▶ [Dataset content]:
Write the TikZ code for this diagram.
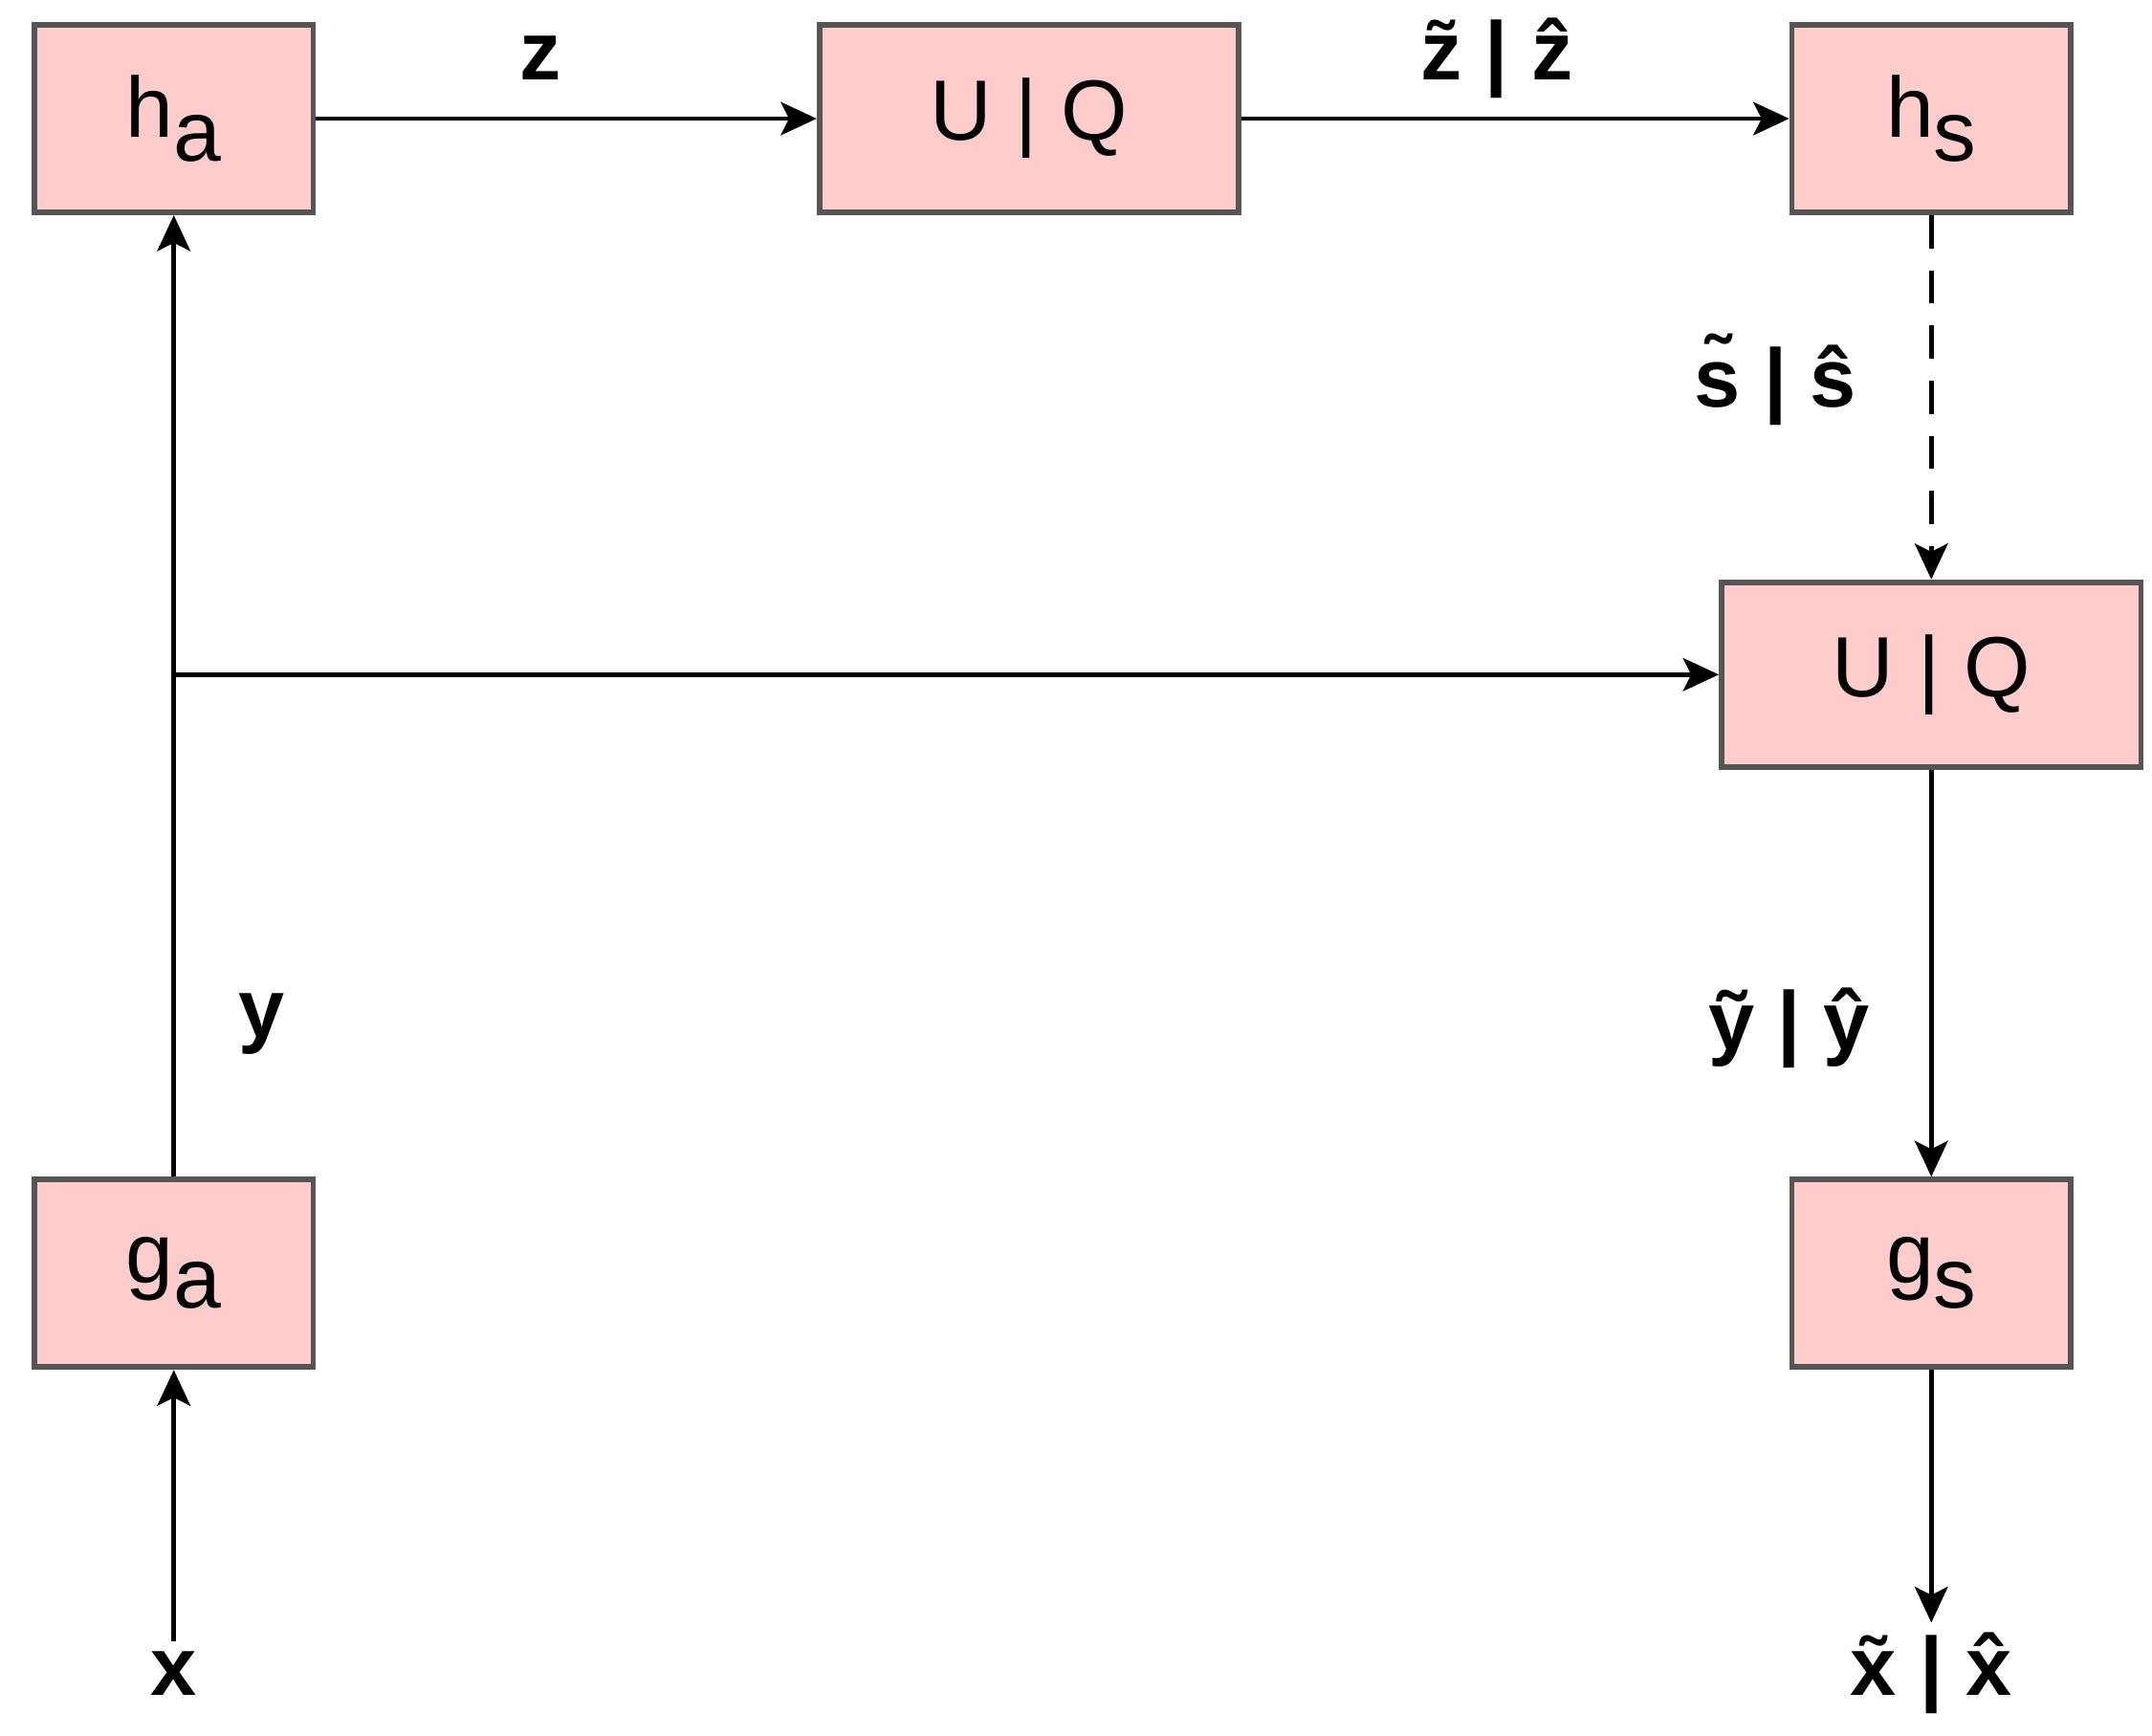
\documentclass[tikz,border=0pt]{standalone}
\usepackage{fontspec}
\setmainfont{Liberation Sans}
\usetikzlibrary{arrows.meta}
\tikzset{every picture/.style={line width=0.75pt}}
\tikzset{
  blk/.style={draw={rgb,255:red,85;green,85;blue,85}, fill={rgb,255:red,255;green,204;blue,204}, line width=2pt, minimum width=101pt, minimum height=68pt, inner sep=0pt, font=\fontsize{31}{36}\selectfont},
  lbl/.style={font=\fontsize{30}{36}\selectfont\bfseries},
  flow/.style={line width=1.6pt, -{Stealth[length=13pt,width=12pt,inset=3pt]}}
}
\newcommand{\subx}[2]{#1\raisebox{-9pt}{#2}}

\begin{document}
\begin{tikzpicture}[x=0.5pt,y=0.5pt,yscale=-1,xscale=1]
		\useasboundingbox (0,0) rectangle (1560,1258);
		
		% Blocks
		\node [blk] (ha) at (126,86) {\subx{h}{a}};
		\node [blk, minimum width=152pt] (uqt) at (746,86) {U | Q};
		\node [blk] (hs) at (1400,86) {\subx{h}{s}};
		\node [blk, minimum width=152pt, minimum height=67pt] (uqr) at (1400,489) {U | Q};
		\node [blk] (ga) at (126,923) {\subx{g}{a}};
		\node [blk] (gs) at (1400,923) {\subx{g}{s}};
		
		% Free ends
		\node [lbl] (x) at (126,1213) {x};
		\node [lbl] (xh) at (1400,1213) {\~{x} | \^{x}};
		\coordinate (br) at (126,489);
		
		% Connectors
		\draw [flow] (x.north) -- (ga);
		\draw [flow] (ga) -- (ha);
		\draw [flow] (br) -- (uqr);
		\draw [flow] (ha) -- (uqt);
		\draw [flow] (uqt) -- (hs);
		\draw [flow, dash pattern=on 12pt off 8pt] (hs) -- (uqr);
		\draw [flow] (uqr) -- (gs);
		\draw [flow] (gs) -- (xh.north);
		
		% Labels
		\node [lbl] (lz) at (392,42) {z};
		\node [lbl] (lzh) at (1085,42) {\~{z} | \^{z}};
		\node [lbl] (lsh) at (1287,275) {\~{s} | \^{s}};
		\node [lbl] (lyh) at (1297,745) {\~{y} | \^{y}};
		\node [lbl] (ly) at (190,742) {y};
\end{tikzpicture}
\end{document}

▶ [Written exercise]: Give every line above again exactly, with no pictures.

▶ [Finished task]:
Write the TikZ code for this diagram.
\documentclass[tikz,border=0pt]{standalone}
\usepackage{fontspec}
\setmainfont{Liberation Sans}
\usetikzlibrary{arrows.meta}
\tikzset{every picture/.style={line width=0.75pt}}
\tikzset{
  blk/.style={draw={rgb,255:red,85;green,85;blue,85}, fill={rgb,255:red,255;green,204;blue,204}, line width=2pt, minimum width=101pt, minimum height=68pt, inner sep=0pt, font=\fontsize{31}{36}\selectfont},
  lbl/.style={font=\fontsize{30}{36}\selectfont\bfseries},
  flow/.style={line width=1.6pt, -{Stealth[length=13pt,width=12pt,inset=3pt]}}
}
\newcommand{\subx}[2]{#1\raisebox{-9pt}{#2}}

\begin{document}
\begin{tikzpicture}[x=0.5pt,y=0.5pt,yscale=-1,xscale=1]
		\useasboundingbox (0,0) rectangle (1560,1258);
		
		% Blocks
		\node [blk] (ha) at (126,86) {\subx{h}{a}};
		\node [blk, minimum width=152pt] (uqt) at (746,86) {U | Q};
		\node [blk] (hs) at (1400,86) {\subx{h}{s}};
		\node [blk, minimum width=152pt, minimum height=67pt] (uqr) at (1400,489) {U | Q};
		\node [blk] (ga) at (126,923) {\subx{g}{a}};
		\node [blk] (gs) at (1400,923) {\subx{g}{s}};
		
		% Free ends
		\node [lbl] (x) at (126,1213) {x};
		\node [lbl] (xh) at (1400,1213) {\~{x} | \^{x}};
		\coordinate (br) at (126,489);
		
		% Connectors
		\draw [flow] (x.north) -- (ga);
		\draw [flow] (ga) -- (ha);
		\draw [flow] (br) -- (uqr);
		\draw [flow] (ha) -- (uqt);
		\draw [flow] (uqt) -- (hs);
		\draw [flow, dash pattern=on 12pt off 8pt] (hs) -- (uqr);
		\draw [flow] (uqr) -- (gs);
		\draw [flow] (gs) -- (xh.north);
		
		% Labels
		\node [lbl] (lz) at (392,42) {z};
		\node [lbl] (lzh) at (1085,42) {\~{z} | \^{z}};
		\node [lbl] (lsh) at (1287,275) {\~{s} | \^{s}};
		\node [lbl] (lyh) at (1297,745) {\~{y} | \^{y}};
		\node [lbl] (ly) at (190,742) {y};
\end{tikzpicture}
\end{document}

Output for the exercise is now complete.